I first discovered the artist Paul Nash in my mid-teens (some forty years ago now) when I was writing about the First World War for my school history lessons.  We were encouraged to stick pictures (or draw them) in our exercise books, to make our work more interesting and attractive, and I came across We are making a new world by Nash (above) and was immediately struck by the picture.  It was far less representational than anything I had seen before at that age, but in the bold colours I saw a statement about the ruined landscapes of Flanders, that war had created something that was new and unfamiliar- and unnatural.  The image remained with me, imprinted on my memory, long after the exercise books were marked and eventually discarded.


A few years later, when I was perhaps 17 or 18, I saw a BBC television documentary about Nash.  A second image profoundly impressed me: The solstice of the sunflower.  Almost his last painting, there was poignancy in it as well as a strangely English mix of surrealism and hill forts.  It was very modern, but it referenced prehistory and ancient pagan ceremonies.


In the intervening years I have been to perhaps as many as three exhibitions of Nash’s work, as well as seeing them in galleries and buying quite a number of monographs about him.  I came across a print of  a very little known picture of his at the art gallery in Southampton when I was student, and felt compelled to buy and frame it, even on my modest grant income.  Paul Nash’s work has always had a strong visual appeal and intellectual significance for me.

So, with excitement, I went to the Tate Britain the other morning.  The exhibition spans Nash’s entire career and has a very good selection of his work.  Some paintings I had never seen before; some I had never seen other than as reproductions.  It was good to see pictures from private collections or from foreign galleries that I may never have the chance of examining up close again.


The exhibition starts with youthful works that bear the unmistakable imprint of Rossetti and the Pre-Raphaelites in their style, but very quickly Nash’s interest in  English landscapes, scenes imbued with spiritual and historical significance, began to assert itself. His paintings of Wittenham Clumps are a good example.  Like Nash, I have always been drawn to clumps of trees standing distinct on prominent and isolated hills (for example, May Hill in the Forest of Dean).  The eye is drawn inexorably to them and I always want to climb such hills.

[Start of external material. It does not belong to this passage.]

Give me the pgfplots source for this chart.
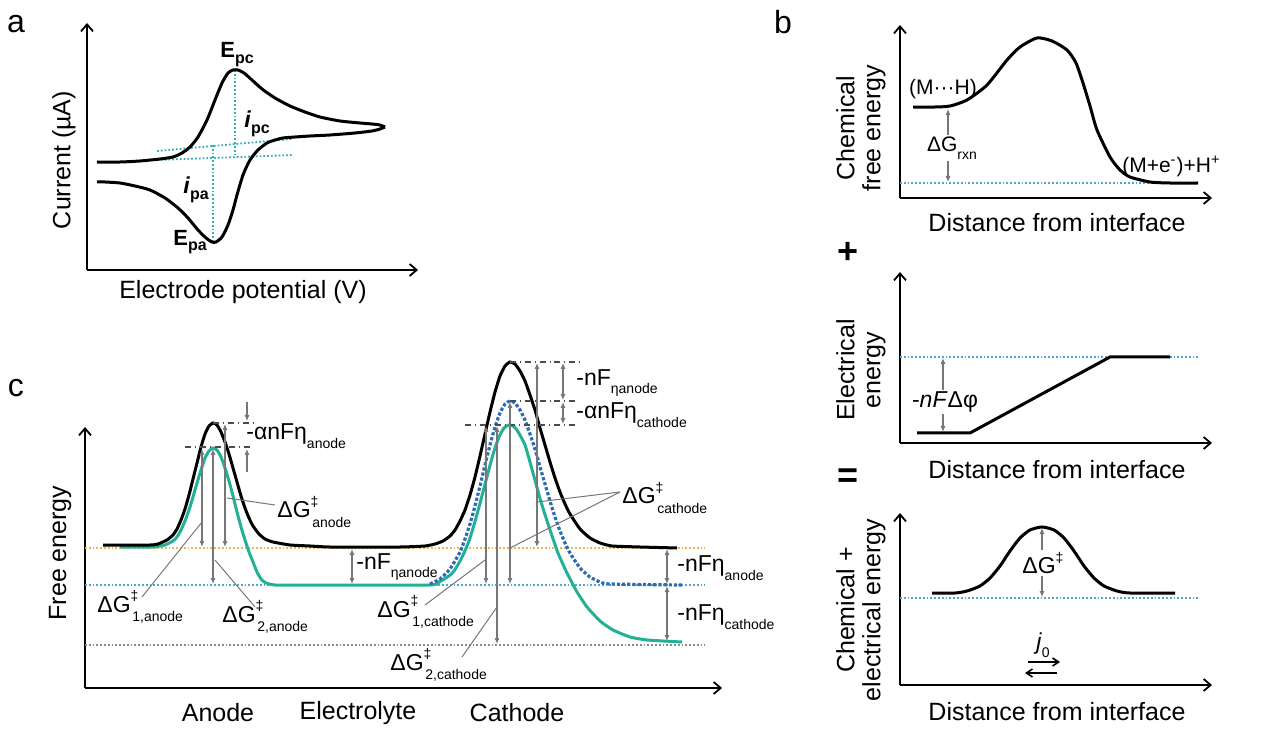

As Nash’s career progressed his style evolved, but his fascination with magical landscapes, natural forms such as mushrooms and seeds, ancient stones and forts, and the passage of the seasons, remained and coalesced.  In his later pictures megaliths, the changing seasons on the Chilterns and the symbolic significance of vegetative life are united to create some masterpieces.  He even imbues his paintings of the second world war with the same natural imagery and themes.


The show is open until March 2017.  If you’re in London, I recommend a visit.

I have the following titles on my own bookshelves and recommended them as guides to the artists’ work and life:

  • Emma Chambers’ catalogue to the exhibition;
  • Andrew Causey’s book discussing Nash’s landscapes and the life of objects;
  • Roger Cardinal’s book on Nash’s landscape vision.